FSCS website
Cambridge-based pension adviser Berkeley Jacobs Financial Services Limited (FRN 158901), which was fined £175,000 for pension rule breaches in 2004, has been declared in default by the Financial Services Compensation Scheme.
The default declaration by the FSCS opens the door to ex-clients with valid claims to seek compensation for losses from the FSCS of up to £85,000 per claim.
The move means the firm is unable to pay claims itself.
The FSCS said this week it had so far received 16 claims against Berkeley Jacobs Financial Services Limited. The firm was declared in default on 30 April when the first claim was upheld.
The claims are all related to pension advice but are not BSPS linked, the FSCS said.
The firm was fined £175,000 in 2004 by the Financial Services Authority (a precursor to the FCA) for rule breaches under the PIA (Personal Investment Authority), a previous regulator, for breaches of PIA rules between December 2000 and June 2004.
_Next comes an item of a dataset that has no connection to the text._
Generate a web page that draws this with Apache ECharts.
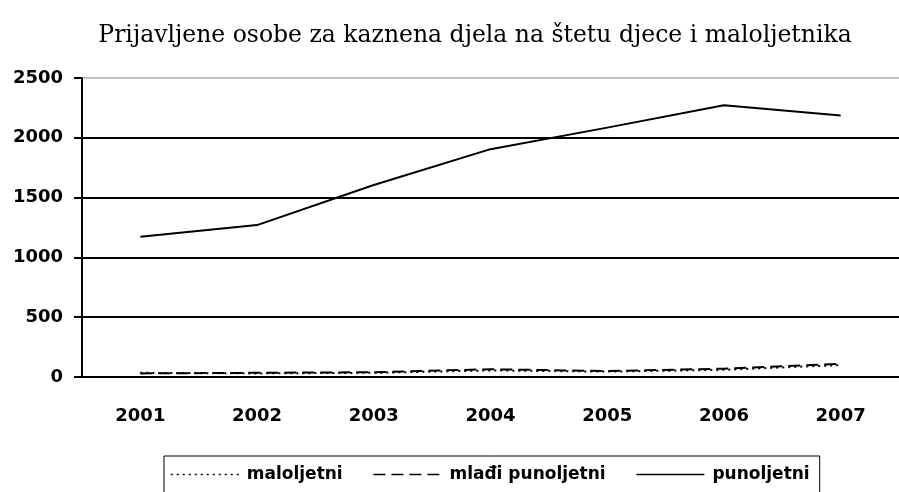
<!DOCTYPE html>
<html>
<head>
<meta charset="utf-8">
<script src="https://cdn.jsdelivr.net/npm/echarts@6/dist/echarts.min.js"></script>
<style>
  html, body { margin: 0; padding: 0; background: #fff; }
  #chart { width: 899px; height: 492px; }
</style>
</head>
<body>
<div id="chart"></div>
<script>
// godine i vrijednosti (procijenjeno s grafa)
const years = ['2001', '2002', '2003', '2004', '2005', '2006', '2007'];
const maloljetni = [35, 30, 35, 55, 45, 60, 100];
const mladiPunoljetni = [30, 35, 40, 65, 50, 70, 110];
const punoljetni = [1172, 1270, 1605, 1905, 2085, 2272, 2186];
const yTicks = [0, 500, 1000, 1500, 2000, 2500];

const myChart = echarts.init(document.getElementById('chart'));

const labelFont = {
  fontFamily: 'DejaVu Sans, sans-serif',
  fontWeight: 'bold',
  fontSize: 18,
  color: '#000'
};

var option = {
  animation: false,
  title: {
    text: 'Prijavljene osobe za kaznena djela na štetu djece i maloljetnika',
    left: 470,
    textAlign: 'center',
    top: 19,
    textStyle: {
      fontFamily: 'DejaVu Serif, serif',
      fontWeight: 'normal',
      fontSize: 23.5,
      color: '#000'
    }
  },
  grid: {
    left: 82,
    top: 78,
    width: 822,
    height: 299
  },
  legend: {
    left: 164,
    top: 456,
    itemWidth: 68,
    itemHeight: 10,
    itemGap: 30,
    padding: [10, 10, 12, 6],
    borderColor: '#000',
    borderWidth: 1,
    itemStyle: { opacity: 0 },
    lineStyle: { width: 1.5 },
    textStyle: {
      fontFamily: 'DejaVu Sans, sans-serif',
      fontWeight: 'bold',
      fontSize: 17,
      color: '#000',
      padding: [0, 0, 0, 3]
    },
    data: ['maloljetni', 'mlađi punoljetni', 'punoljetni']
  },
  xAxis: {
    type: 'category',
    data: years,
    boundaryGap: true,
    axisLine: { lineStyle: { color: '#000', width: 2 } },
    axisTick: { length: 8, lineStyle: { color: '#000', width: 2 } },
    axisLabel: Object.assign({ margin: 30 }, labelFont),
    splitLine: { show: false }
  },
  yAxis: {
    type: 'value',
    min: yTicks[0],
    max: yTicks[yTicks.length - 1],
    interval: 500,
    axisLine: { show: true, lineStyle: { color: '#000', width: 2 } },
    axisTick: { show: true, length: 8, lineStyle: { color: '#000', width: 2 } },
    axisLabel: Object.assign({ margin: 19, formatter: function (v) { return String(v); } }, labelFont),
    splitLine: {
      show: true,
      lineStyle: {
        color: ['#000', '#000', '#000', '#000', '#000', '#c0c0c0'],
        width: 2
      }
    }
  },
  series: [
    {
      name: 'maloljetni',
      type: 'line',
      symbol: 'none',
      data: maloljetni,
      lineStyle: { color: '#000', width: 2, type: [2, 4] },
      itemStyle: { color: '#000' }
    },
    {
      name: 'mlađi punoljetni',
      type: 'line',
      symbol: 'none',
      data: mladiPunoljetni,
      lineStyle: { color: '#000', width: 2, type: [12, 6] },
      itemStyle: { color: '#000' }
    },
    {
      name: 'punoljetni',
      type: 'line',
      symbol: 'none',
      data: punoljetni,
      lineStyle: { color: '#000', width: 2 },
      itemStyle: { color: '#000' }
    }
  ]
};

myChart.setOption(option);
window.addEventListener('resize', function () {
  myChart.resize();
});
</script>
</body>
</html>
Berkeley Jacobs was involved in offering early pensions vesting to clients.
The PIA said at the time that the firm had breached multiple rules including: failure to issue financial promotions that were fair, clear and not misleading, failure to gather sufficient information about customers; failure to make suitable recommendations; failure to issue suitability reports that gave customers adequate and fair information about the recommended transactions and failure of compliance oversight.
The firm, which employed 33 regulated individuals at one point, transacted only one type of business, according to the PIA, the early vesting of pension benefits.
The PIA said the process by which pension business was achieved by the firm was “fundamentally flawed.”
In its disciplinary notice, the PIA said the firm had a “production line” approach to selling that was overly concerned with releasing cash for clients without balancing this against the inherent risks of early vesting.
Pensions were transferred to other contracts in order to generate additional cash for customers but many of the transfers were unnecessary, the PIA said.